The bill has received support from Cannella, who said it meets the same goals that his SB 927 did. It's also supported by the California State Council of Laborers and the ACWA.
"Senator Hueso's bill has funding for all the right categories, including Delta sustainability, storage, groundwater cleanup and local projects such as water conservation and recycling," ACWA Vice President Kathleen Tiegs said at a press conference.
The ACWA is a statewide coalition of public water agencies, which are collectively responsible for 90% of the water delivered to cities, farms, and businesses in the state.
The ACWA has said it supports the current version of the water bond set to be on the November ballot, but its board of directors has recognized that modifications to reduce the size and remove earmarks from the $11 billion bond would improve its chances with voters.

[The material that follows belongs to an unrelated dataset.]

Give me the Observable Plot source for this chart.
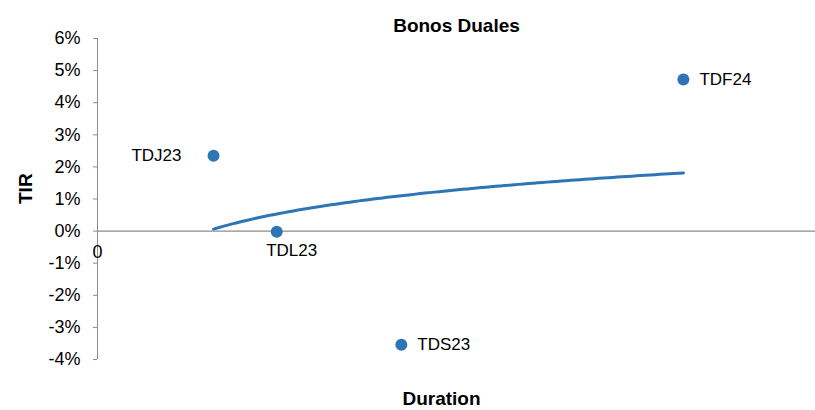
<!DOCTYPE html>
<html>
<head>
<meta charset="utf-8">
<script src="https://cdn.jsdelivr.net/npm/d3@7"></script>
<script src="https://cdn.jsdelivr.net/npm/@observablehq/plot@0.6"></script>
<style>
  html, body { margin: 0; padding: 0; background: #fff; }
  svg { font-family: "Liberation Sans", Arial, Helvetica, sans-serif; }
</style>
</head>
<body>
<div id="chart"></div>
<script>
// Data
const bonds = ["TDJ23", "TDL23", "TDS23", "TDF24"];
const duration = [0.202, 0.312, 0.529, 1.02];   // years (estimated)
const tir = [2.35, -0.02, -3.54, 4.72];          // %
const labelSide = ["left", "bottom", "right", "right"];
const yTicks = [-4, -3, -2, -1, 0, 1, 2, 3, 4, 5, 6];
const xTickLabels = [0];
const title = "Bonos Duales";
const yLabel = "TIR";
const xLabel = "Duration";

const points = bonds.map((b, i) => ({bond: b, x: duration[i], y: tir[i], side: labelSide[i]}));

// Logarithmic trend line (least squares fit of y = a + b ln x), as in the original
const lx = duration.map(Math.log);
const mx = d3.mean(lx), my = d3.mean(tir);
const bCoef = d3.sum(lx, (v, i) => (v - mx) * (tir[i] - my)) / d3.sum(lx, v => (v - mx) ** 2);
const aCoef = my - bCoef * mx;
const [xmin, xmax] = d3.extent(duration);
const trend = d3.range(0, 101).map(k => {
  const x = xmin + (xmax - xmin) * k / 100;
  return {x, y: aCoef + bCoef * Math.log(x)};
});

const blue = "#2e75b6";
const gray = "#8c8c8c";
const fs = 17;

const plot = Plot.plot({
  width: 815,
  height: 410,
  marginTop: 38,
  marginBottom: 51,
  marginLeft: 97,
  marginRight: 0,
  style: {fontSize: fs + "px", fontFamily: "Liberation Sans, Arial, sans-serif", color: "#000"},
  x: {domain: [0, 1.25], axis: null},
  y: {domain: [-4, 6], axis: null},
  marks: [
    Plot.axisY({ticks: yTicks, tickFormat: d => d + "%", tickSize: 4, tickPadding: 13, stroke: gray, label: null, fontSize: fs + 1}),
    Plot.ruleX([0], {y1: -4, y2: 6, stroke: gray, strokeWidth: 1}),
    Plot.ruleY([0], {stroke: gray, strokeWidth: 1.2}),
    Plot.text(xTickLabels, {x: d => d, y: 0, text: d => String(d), dy: 21, fontSize: fs + 1}),
    Plot.line(trend, {x: "x", y: "y", stroke: blue, strokeWidth: 3}),
    Plot.dot(points, {x: "x", y: "y", r: 6, fill: blue}),
    Plot.text(points.filter(d => d.side === "left"), {x: "x", y: "y", text: "bond", textAnchor: "end", dx: -32}),
    Plot.text(points.filter(d => d.side === "right"), {x: "x", y: "y", text: "bond", textAnchor: "start", dx: 16}),
    Plot.text(points.filter(d => d.side === "bottom"), {x: "x", y: "y", text: "bond", textAnchor: "middle", dx: 15, dy: 19}),
    Plot.text([title], {frameAnchor: "top", dy: -20, fontWeight: "bold", fontSize: 19}),
    Plot.text([yLabel], {frameAnchor: "left", dx: -72, dy: 5, rotate: -90, fontWeight: "bold", fontSize: 19}),
    Plot.text([xLabel], {frameAnchor: "bottom", dx: -15, dy: 45, fontWeight: "bold", fontSize: 19})
  ]
});
document.getElementById("chart").appendChild(plot);
</script>
</body>
</html>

The association has been working with lawmakers to build support for a bond that meets certain criteria, which include $3 billion in appropriations for water storage, funding for Delta restoration, eliminating earmarks that allocate funds for specific projects with a competitive process, and funding for a number of other water projects.
AB 2686 and SB 1250 are the first bills to meet these criteria so far this year, the association said.
If any one of these various proposals to replace the $11 billion bond receives the necessary two-thirds vote in both houses, it would still need a signature from Gov. Brown before making it to the November ballot, when a majority of voters would have to say "yes."
The governor's office generally does not comment on pending legislation, although Brown did say in January that he would support a water bond measure.
"There's no point in having one person, even the governor, support something if 55% of the people don't support it," Brown told a reporter in late January. "So I want to look very carefully at what is possible and based on my judgment as to what we can do, I'll take appropriate action in consultation with the legislature."